Pero nos hemos saltado pisos. En las plantas intermedias viven, por un lado, Aitor, que se ha hecho últimamente muy amigo de Pedro. En la comunidad le conocen como «el del tractor» tras el rifirrafe que mantuvo con un antiguo propietario. Pero ojo, que es el vecino graciosillo del edificio en las reuniones. Cuando se discute sobre si se deben empezar antes las obras del tejado o las del portal, contesta: «¿A qué estamos a Rolex o a setas?». Asunto zanjado. Su relación con Pedro es tan estrecha que este le ha dejado su Airbnb en París. A Alberto no le parece bien, cree que es un poco «aprovechategui».

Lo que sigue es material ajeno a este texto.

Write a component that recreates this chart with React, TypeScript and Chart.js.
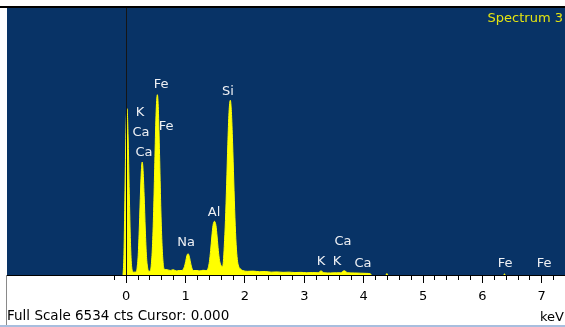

Otro de los vecinos es Santi. Él es el «no» por sistema. Últimamente no se le ve mucho por el edificio, y menos por la mañana. Dicen que no le gusta madrugar. Pero siempre que hay algún conflicto, aparece. Y, hablando de apariciones, por allí ronda el fantasma de José Luis, que se niega a abandonar el inmueble pese a que ya no pinta nada.

Y, como en toda comunidad que se precie, está la vecina a la que todo el mundo esquiva: Merche. Solo habla con el presidente porque sabe que es quien tiene la llave del cuarto de contadores, aunque también compadrea con el portero.

Hoy es día de reunión en la comunidad y Pedro se ha traído a su secretaria Francina para asegurarse de que todas las propuestas queden bien recogidas y, a ser posible, en todas las lenguas. Debe estar enferma porque viene con mascarilla. Han metido 29 puntos a tratar: medidas anti desahucios, un sistema de garantías para propietarios e inquilinos o que se prohíba dejar sin agua, luz y gas a aquellos que tengan dificultad para hacer frente a las facturas y que al dueño del colmado se le exima de pagar la cuota. Se han tirado horas y horas debatiendo. Algunos de los vecinos han pedido que se troceen, que no tienen todo el día. Lo más preocupante es lo de los propietarios más antiguos, las personas mayores que se han partido el lomo toda su vida para poder comprar la casa, y que ahora casi no llegan a fin de mes por más que les «suban» (es un decir) la pensión. Se quejan de que este año además de tener la nevera pelada, están pelados de frío gracias a la brillante idea de los repartidores de coste de la calefacción aprobada en otra junta. Tras muchos tiras y aflojas, finalmente votan y salen adelante las propuestas. Todos se miran de reojo, sobre todo Pedro y Alberto. Temen una nueva derrama.